## SOURCE EXCERPT
▬▬▬▬▬▬▬▬▬▬
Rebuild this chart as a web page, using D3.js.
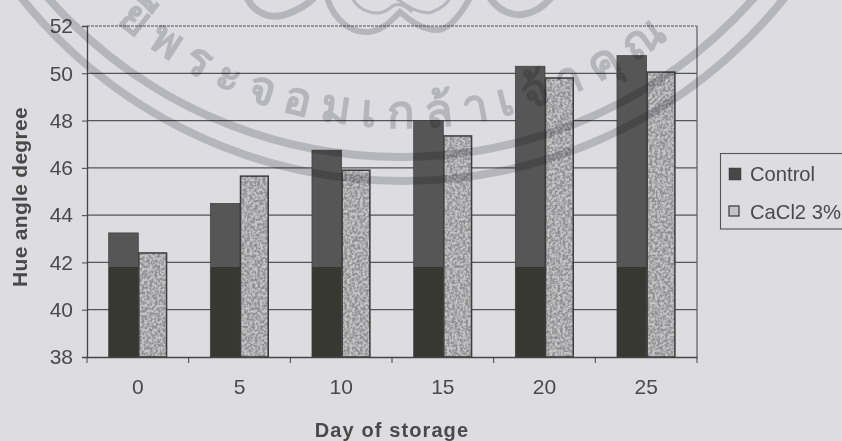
<!DOCTYPE html>
<html><head><meta charset="utf-8">
<script src="https://cdn.jsdelivr.net/npm/d3@7"></script>
<style>
html,body{margin:0;padding:0;background:#dcdce1;overflow:hidden}
text{font-family:"Liberation Sans",Arial,sans-serif;fill:#4a4a4a}
</style></head><body><div id="chart"></div>
<script>
const days = ["0","5","10","15","20","25"];
const seriesNames = ["Control","CaCl2 3%"];
const controlValues = [43.25,44.5,46.75,48,50.3,50.75];
const cacl2Values = [42.4,45.65,45.9,47.35,49.8,50.05];
const yTicks = [38,40,42,44,46,48,50,52];
const xTitle = "Day of storage", yTitle = "Hue angle degree";
const watermarkText = "ยีพระจอมเกล้าเจ้าคุณ";

const W=842,H=441, L=87,R=697,T=26,B=357, shadeY=267;
const svg=d3.select("#chart").append("svg").attr("width",W).attr("height",H).style("display","block");
const defs=svg.append("defs");
const g=defs.append("linearGradient").attr("id","ctrl").attr("gradientUnits","userSpaceOnUse")
  .attr("x1",0).attr("x2",0).attr("y1",0).attr("y2",H);
[[0,"#565656"],[shadeY/H,"#565656"],[shadeY/H,"#383833"],[1,"#383833"]].forEach(s=>g.append("stop").attr("offset",s[0]).attr("stop-color",s[1]));
const f=defs.append("filter").attr("id","grain").attr("x",0).attr("y",0).attr("width","100%").attr("height","100%");
f.append("feTurbulence").attr("type","fractalNoise").attr("baseFrequency",0.38).attr("numOctaves",3).attr("seed",4).attr("result","n");
f.append("feColorMatrix").attr("in","n").attr("type","matrix").attr("values","0 0 0 0 0.28  0 0 0 0 0.28  0 0 0 0 0.29  3.4 0 0 0 -1.15").attr("result","d");
f.append("feComposite").attr("in","d").attr("in2","SourceGraphic").attr("operator","in").attr("result","c");
f.append("feMerge").selectAll("feMergeNode").data(["SourceGraphic","c"]).join("feMergeNode").attr("in",d=>d);
defs.append("filter").attr("id","soft").append("feGaussianBlur").attr("stdDeviation",0.5);
const arcP=d3.path(); arcP.arc(403,-310,438,Math.PI*0.86,Math.PI*0.14,true);
defs.append("path").attr("id","wmArc").attr("d",arcP.toString());

const x=d3.scaleBand().domain(days).range([L,R]);
const xIn=d3.scaleBand().domain(seriesNames).range([0,x.bandwidth()]).paddingInner(0).paddingOuter(0.71);
const y=d3.scaleLinear().domain([38,52]).range([B,T]);

const chart=svg.append("g").attr("filter","url(#soft)");
// grid
chart.append("g").selectAll("line").data(yTicks.slice(1)).join("line")
  .attr("x1",L).attr("x2",R).attr("y1",d=>y(d)).attr("y2",d=>y(d))
  .attr("stroke","#555").attr("stroke-width",1.2)
  .attr("stroke-dasharray",d=>d===52?"3 1":null);
chart.append("line").attr("x1",R).attr("x2",R).attr("y1",T).attr("y2",B).attr("stroke","#666").attr("stroke-width",1.3);
// bars
const series=[controlValues,cacl2Values];
seriesNames.forEach((s,i)=>{
  const bx=(d,k)=>x(days[k])+xIn(s)+(i?1:0.5), bw=xIn.bandwidth()-(i?2:0);
  chart.append("g").selectAll("rect").data(series[i]).join("rect")
    .attr("x",bx).attr("width",bw)
    .attr("y",d=>y(d)).attr("height",d=>B-y(d))
    .attr("fill",i?"#c6c6c8":"url(#ctrl)")
    .attr("stroke",i?"none":"#383838").attr("stroke-width",.6)
    .attr("filter",i?"url(#grain)":null);
  if(i) chart.append("g").selectAll("rect").data(series[i]).join("rect")
    .attr("x",bx).attr("width",bw)
    .attr("y",d=>y(d)).attr("height",d=>B-y(d))
    .attr("fill","none").attr("stroke","#3c3c3c").attr("stroke-width",1.5);
});
// axes
const yAxis=chart.append("g").attr("transform",`translate(${L},0)`).call(d3.axisLeft(y).tickValues(yTicks).tickSize(5).tickPadding(9));
const xAxis=chart.append("g").attr("transform",`translate(0,${B})`).call(d3.axisBottom(x).tickSize(0).tickPadding(22));
xAxis.selectAll("line").remove();
xAxis.append("g").selectAll("line").data(days.map(d=>x(d)).concat([R])).join("line")
  .attr("x1",d=>d).attr("x2",d=>d).attr("y1",0).attr("y2",6).attr("stroke","#444");
[yAxis,xAxis].forEach(a=>{
  a.select(".domain").attr("stroke","#444").attr("stroke-width",1.3);
  a.selectAll(".tick line").attr("stroke","#444");
  a.selectAll("text").style("font-size","21px").style("font-family",'"Liberation Sans"').attr("fill","#4a4a4a");
});
// titles
chart.append("text").attr("x",392).attr("y",437).attr("text-anchor","middle").style("font-size","20px").style("font-weight","bold").style("letter-spacing","1.1px").text(xTitle);
chart.append("text").attr("transform","translate(27,197) rotate(-90)").attr("text-anchor","middle").style("font-size","21px").style("font-weight","bold").style("letter-spacing","0.3px").text(yTitle);
// legend
const lg=chart.append("g");
lg.append("rect").attr("x",720.5).attr("y",153.5).attr("width",140).attr("height",75.5).attr("fill","none").attr("stroke","#555").attr("stroke-width",1.1);
seriesNames.forEach((s,i)=>{
  const yy=[174,212][i];
  lg.append("rect").attr("x",729).attr("y",yy-6).attr("width",i?10:12).attr("height",i?10:12)
    .attr("fill",i?"#c4c4c6":"#474747").attr("stroke",i?"#444":"#3a3a3a").attr("stroke-width",i?1.3:.5);
  lg.append("text").attr("x",750).attr("y",yy+7).style("font-size","20.2px").text(s);
});
// watermark
const wm=svg.append("g").attr("filter","url(#soft)").style("mix-blend-mode","multiply");
const wmColor="#d2d2d5";
[[401,-314,471],[403,-308,489]].forEach(c=>{
  const p=d3.path(); p.arc(c[0],c[1],c[2],Math.PI*1,0,true);
  wm.append("path").attr("d",p.toString()).attr("fill","none").attr("stroke",wmColor).attr("stroke-width",8);
});
wm.append("path").attr("fill","none").attr("stroke",wmColor).attr("stroke-width",7)
  .attr("d","M247,-2C255,14 272,20 287,14C298,10 306,6 314,-2");
wm.append("path").attr("fill","none").attr("stroke",wmColor).attr("stroke-width",6)
  .attr("d","M327,-2C335,22 352,33 368,32C382,31 390,22 400,12C408,18 420,30 437,30C450,30 462,12 470,-2");
wm.append("path").attr("fill","none").attr("stroke",wmColor).attr("stroke-width",7)
  .attr("d","M490,-2C498,10 512,17 525,14C535,12 544,6 551,-2");
wm.append("path").attr("fill","none").attr("stroke",wmColor).attr("stroke-width",3)
  .attr("d","M352,-2C360,12 378,18 390,8C396,2 404,4 412,12M395,-2C405,4 420,16 432,12C442,8 448,2 450,-2");
wm.append("text").style("font-family",'"Noto Sans","DejaVu Sans",sans-serif').style("font-size","46px").style("letter-spacing","11px").style("fill",wmColor)
  .style("stroke",wmColor).style("stroke-width","1.6px")
  .append("textPath").attr("href","#wmArc").attr("startOffset","18.5%").text(watermarkText);
</script></body></html>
▬▬▬▬▬▬▬▬▬▬
## DIRECTIVE
Reproduce the material above in full and without alteration, but skip all pictures.

## TASK RESPONSE
Rebuild this chart as a web page, using D3.js.
<!DOCTYPE html>
<html><head><meta charset="utf-8">
<script src="https://cdn.jsdelivr.net/npm/d3@7"></script>
<style>
html,body{margin:0;padding:0;background:#dcdce1;overflow:hidden}
text{font-family:"Liberation Sans",Arial,sans-serif;fill:#4a4a4a}
</style></head><body><div id="chart"></div>
<script>
const days = ["0","5","10","15","20","25"];
const seriesNames = ["Control","CaCl2 3%"];
const controlValues = [43.25,44.5,46.75,48,50.3,50.75];
const cacl2Values = [42.4,45.65,45.9,47.35,49.8,50.05];
const yTicks = [38,40,42,44,46,48,50,52];
const xTitle = "Day of storage", yTitle = "Hue angle degree";
const watermarkText = "ยีพระจอมเกล้าเจ้าคุณ";

const W=842,H=441, L=87,R=697,T=26,B=357, shadeY=267;
const svg=d3.select("#chart").append("svg").attr("width",W).attr("height",H).style("display","block");
const defs=svg.append("defs");
const g=defs.append("linearGradient").attr("id","ctrl").attr("gradientUnits","userSpaceOnUse")
  .attr("x1",0).attr("x2",0).attr("y1",0).attr("y2",H);
[[0,"#565656"],[shadeY/H,"#565656"],[shadeY/H,"#383833"],[1,"#383833"]].forEach(s=>g.append("stop").attr("offset",s[0]).attr("stop-color",s[1]));
const f=defs.append("filter").attr("id","grain").attr("x",0).attr("y",0).attr("width","100%").attr("height","100%");
f.append("feTurbulence").attr("type","fractalNoise").attr("baseFrequency",0.38).attr("numOctaves",3).attr("seed",4).attr("result","n");
f.append("feColorMatrix").attr("in","n").attr("type","matrix").attr("values","0 0 0 0 0.28  0 0 0 0 0.28  0 0 0 0 0.29  3.4 0 0 0 -1.15").attr("result","d");
f.append("feComposite").attr("in","d").attr("in2","SourceGraphic").attr("operator","in").attr("result","c");
f.append("feMerge").selectAll("feMergeNode").data(["SourceGraphic","c"]).join("feMergeNode").attr("in",d=>d);
defs.append("filter").attr("id","soft").append("feGaussianBlur").attr("stdDeviation",0.5);
const arcP=d3.path(); arcP.arc(403,-310,438,Math.PI*0.86,Math.PI*0.14,true);
defs.append("path").attr("id","wmArc").attr("d",arcP.toString());

const x=d3.scaleBand().domain(days).range([L,R]);
const xIn=d3.scaleBand().domain(seriesNames).range([0,x.bandwidth()]).paddingInner(0).paddingOuter(0.71);
const y=d3.scaleLinear().domain([38,52]).range([B,T]);

const chart=svg.append("g").attr("filter","url(#soft)");
// grid
chart.append("g").selectAll("line").data(yTicks.slice(1)).join("line")
  .attr("x1",L).attr("x2",R).attr("y1",d=>y(d)).attr("y2",d=>y(d))
  .attr("stroke","#555").attr("stroke-width",1.2)
  .attr("stroke-dasharray",d=>d===52?"3 1":null);
chart.append("line").attr("x1",R).attr("x2",R).attr("y1",T).attr("y2",B).attr("stroke","#666").attr("stroke-width",1.3);
// bars
const series=[controlValues,cacl2Values];
seriesNames.forEach((s,i)=>{
  const bx=(d,k)=>x(days[k])+xIn(s)+(i?1:0.5), bw=xIn.bandwidth()-(i?2:0);
  chart.append("g").selectAll("rect").data(series[i]).join("rect")
    .attr("x",bx).attr("width",bw)
    .attr("y",d=>y(d)).attr("height",d=>B-y(d))
    .attr("fill",i?"#c6c6c8":"url(#ctrl)")
    .attr("stroke",i?"none":"#383838").attr("stroke-width",.6)
    .attr("filter",i?"url(#grain)":null);
  if(i) chart.append("g").selectAll("rect").data(series[i]).join("rect")
    .attr("x",bx).attr("width",bw)
    .attr("y",d=>y(d)).attr("height",d=>B-y(d))
    .attr("fill","none").attr("stroke","#3c3c3c").attr("stroke-width",1.5);
});
// axes
const yAxis=chart.append("g").attr("transform",`translate(${L},0)`).call(d3.axisLeft(y).tickValues(yTicks).tickSize(5).tickPadding(9));
const xAxis=chart.append("g").attr("transform",`translate(0,${B})`).call(d3.axisBottom(x).tickSize(0).tickPadding(22));
xAxis.selectAll("line").remove();
xAxis.append("g").selectAll("line").data(days.map(d=>x(d)).concat([R])).join("line")
  .attr("x1",d=>d).attr("x2",d=>d).attr("y1",0).attr("y2",6).attr("stroke","#444");
[yAxis,xAxis].forEach(a=>{
  a.select(".domain").attr("stroke","#444").attr("stroke-width",1.3);
  a.selectAll(".tick line").attr("stroke","#444");
  a.selectAll("text").style("font-size","21px").style("font-family",'"Liberation Sans"').attr("fill","#4a4a4a");
});
// titles
chart.append("text").attr("x",392).attr("y",437).attr("text-anchor","middle").style("font-size","20px").style("font-weight","bold").style("letter-spacing","1.1px").text(xTitle);
chart.append("text").attr("transform","translate(27,197) rotate(-90)").attr("text-anchor","middle").style("font-size","21px").style("font-weight","bold").style("letter-spacing","0.3px").text(yTitle);
// legend
const lg=chart.append("g");
lg.append("rect").attr("x",720.5).attr("y",153.5).attr("width",140).attr("height",75.5).attr("fill","none").attr("stroke","#555").attr("stroke-width",1.1);
seriesNames.forEach((s,i)=>{
  const yy=[174,212][i];
  lg.append("rect").attr("x",729).attr("y",yy-6).attr("width",i?10:12).attr("height",i?10:12)
    .attr("fill",i?"#c4c4c6":"#474747").attr("stroke",i?"#444":"#3a3a3a").attr("stroke-width",i?1.3:.5);
  lg.append("text").attr("x",750).attr("y",yy+7).style("font-size","20.2px").text(s);
});
// watermark
const wm=svg.append("g").attr("filter","url(#soft)").style("mix-blend-mode","multiply");
const wmColor="#d2d2d5";
[[401,-314,471],[403,-308,489]].forEach(c=>{
  const p=d3.path(); p.arc(c[0],c[1],c[2],Math.PI*1,0,true);
  wm.append("path").attr("d",p.toString()).attr("fill","none").attr("stroke",wmColor).attr("stroke-width",8);
});
wm.append("path").attr("fill","none").attr("stroke",wmColor).attr("stroke-width",7)
  .attr("d","M247,-2C255,14 272,20 287,14C298,10 306,6 314,-2");
wm.append("path").attr("fill","none").attr("stroke",wmColor).attr("stroke-width",6)
  .attr("d","M327,-2C335,22 352,33 368,32C382,31 390,22 400,12C408,18 420,30 437,30C450,30 462,12 470,-2");
wm.append("path").attr("fill","none").attr("stroke",wmColor).attr("stroke-width",7)
  .attr("d","M490,-2C498,10 512,17 525,14C535,12 544,6 551,-2");
wm.append("path").attr("fill","none").attr("stroke",wmColor).attr("stroke-width",3)
  .attr("d","M352,-2C360,12 378,18 390,8C396,2 404,4 412,12M395,-2C405,4 420,16 432,12C442,8 448,2 450,-2");
wm.append("text").style("font-family",'"Noto Sans","DejaVu Sans",sans-serif').style("font-size","46px").style("letter-spacing","11px").style("fill",wmColor)
  .style("stroke",wmColor).style("stroke-width","1.6px")
  .append("textPath").attr("href","#wmArc").attr("startOffset","18.5%").text(watermarkText);
</script></body></html>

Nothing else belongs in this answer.